Today is Valentine’s Day. It brings to mind an old quote from one of the fathers of advertising…
“The consumer isn’t a moron; she is your wife. You insult her intelligence if you assume that a mere slogan and a few vapid adjectives will persuade her to buy anything. She wants all the information you can give her.”
David Ogilvy said that in 1955 (also published in his 1963 book, “Confessions of an Advertising Man”).
He was responding to the blatant hype and exaggeration he saw in ads throughout the 1950’s.
I’d wonder what he’d say to many of the ads we see online today?
How about the emails we receive in our inboxes?
In many ways, it seems like it has only gotten worse.

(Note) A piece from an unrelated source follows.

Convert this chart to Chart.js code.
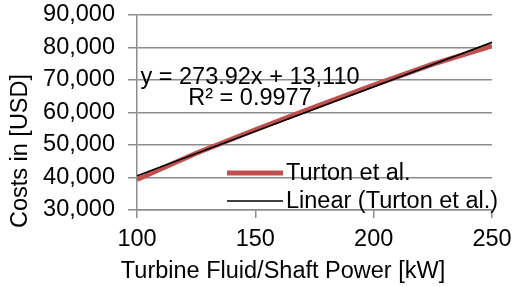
<!DOCTYPE html>
<html>
<head>
<meta charset="utf-8">
<script src="https://cdn.jsdelivr.net/npm/chart.js@4"></script>
<style>
  html, body { margin: 0; padding: 0; background: #fff; }
</style>
</head>
<body>
<canvas id="myChart" width="512" height="287"></canvas>
<script>
// values
const powerKW = [100, 125, 150, 175, 200, 225, 250];
const turtonCost = [39400, 47450, 54700, 61650, 68400, 74900, 80500];
const trendSlope = 273.92;
const trendIntercept = 13110;
const yTicks = [30000, 40000, 50000, 60000, 70000, 80000, 90000];
const xTicks = [100, 150, 200, 250];
const xTitle = 'Turbine Fluid/Shaft Power [kW]';
const yTitle = 'Costs in [USD]';

const FONT = '"Liberation Sans", Arial, sans-serif';
const FS = 23.5;
const GRID = '#8c8c8c';
const RED = 'rgb(192,80,77)';

let turtonPoints = powerKW.map((x, i) => ({ x: x, y: turtonCost[i] }));
let xFirst = powerKW[0], xLast = powerKW[powerKW.length - 1];
let trendPoints = [xFirst, xLast].map(x => ({ x: x, y: trendSlope * x + trendIntercept }));

// axis titles, legend and trendline label placed like Excel does
const insideText = {
    id: 'insideText',
    afterDraw(chart) {
        const c = chart.ctx;
        const a = chart.chartArea;
        c.save();
        c.font = FS + 'px ' + FONT;
        c.fillStyle = '#000';
        c.textBaseline = 'middle';
        c.textAlign = 'center';

        // axis titles (Excel centres them on the whole chart, not the plot)
        c.fillText(xTitle, 283, 272);
        c.save();
        c.translate(21, 151);
        c.rotate(-Math.PI / 2);
        c.fillText(yTitle, 0, 0);
        c.restore();

        // equation
        let eqX = a.left + 113;
        c.fillText('y = ' + trendSlope + 'x + ' + trendIntercept.toLocaleString('en-US'), eqX, 78);
        c.fillText('R\u00b2 = 0.9977', eqX, 99);

        // legend
        c.textAlign = 'left';
        let rows = [
            { label: chart.data.datasets[0].label, color: RED, width: 5, y: 173 },
            { label: chart.data.datasets[1].label, color: '#000', width: 1.6, y: 201 }
        ];
        rows.forEach(r => {
            c.strokeStyle = r.color;
            c.lineWidth = r.width;
            c.beginPath();
            c.moveTo(227, r.y);
            c.lineTo(283, r.y);
            c.stroke();
            c.fillText(r.label, 286, r.y + 1);
        });
        c.restore();
    }
};

let myChart = document.getElementById('myChart').getContext('2d');

let costChart = new Chart(myChart, {
    type: 'scatter',
    data: {
        datasets: [{
            label: 'Turton et al.',
            data: turtonPoints,
            showLine: true,
            borderColor: RED,
            borderWidth: 5,
            pointRadius: 0,
            order: 2
        }, {
            label: 'Linear (Turton et al.)',
            data: trendPoints,
            showLine: true,
            borderColor: '#000',
            borderWidth: 1.6,
            pointRadius: 0,
            order: 1
        }]
    },
    options: {
        responsive: false,
        animation: false,
        layout: { padding: { top: 15, right: 20, bottom: 1, left: 0 } },
        plugins: {
            legend: { display: false },
            tooltip: { enabled: false }
        },
        scales: {
            x: {
                type: 'linear',
                min: 100,
                max: 250,
                afterBuildTicks: s => { s.ticks = xTicks.map(v => ({ value: v })); },
                afterFit: s => { s.height = 76; s.paddingRight = 0; s.paddingLeft = 0; },
                grid: { drawOnChartArea: false, color: GRID, lineWidth: 1.5, tickLength: 8 },
                border: { color: GRID, width: 1.5 },
                ticks: { color: '#000', font: { family: FONT, size: FS }, padding: 7, autoSkip: false, maxRotation: 0 }
            },
            y: {
                min: 30000,
                max: 90000,
                afterBuildTicks: s => { s.ticks = yTicks.map(v => ({ value: v })); },
                afterFit: s => { s.width = 137; s.paddingTop = 0; s.paddingBottom = 0; },
                grid: { color: GRID, lineWidth: 1.5, tickLength: 9 },
                border: { color: GRID, width: 1.5 },
                ticks: {
                    color: '#000',
                    font: { family: FONT, size: FS },
                    padding: 13,
                    autoSkip: false,
                    callback: v => v.toLocaleString('en-US')
                }
            }
        }
    },
    plugins: [insideText]
});
</script>
</body>
</html>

Let’s turn these questions on ourselves.
Are we treating our prospects and customers as intelligent and worthy of our respect?
Good marketing is simply a conversation.
Get to know your customers.
Speak to the problems, needs, and desires that are important to them.
Our need to be ‘understood’ is just as important as our need to be loved.
Show them you understand. Not by using the trite expression, “I understand”, but by actually demonstrating it.
Tell your story if it resonates with your audience. Share stories from others just like them such as client case studies. Go deeper into the problems they face…to the root of the problem they may not even understand themselves.
Paint a picture of a better future. Give them new hope.
The stronger the promises you make, the more you need to back them up with proof.
Make your ads themselves useful but incomplete as a form of credibility.
Put together the most irresistible offer possible. And give your audience a reason to act now.
The whole process starts with empathy.
It’s about making that real connection with your ideal customers.
Treat them the way you’d like to be treated.
That doesn’t mean you only communicate using the methods you’d personally prefer. For example, I can’t stand long videos or webinars, but those often perform when done right. You are not your customer when it comes to the delivery method.
Instead, treat them the way you’d like to be treated in regards to the message you share.
It’s not about you. It’s about them and their desires.
Don’t speak to down to them.
Be a friend and a guide. Be their advocate.
Run everything you publish through the lens of respect.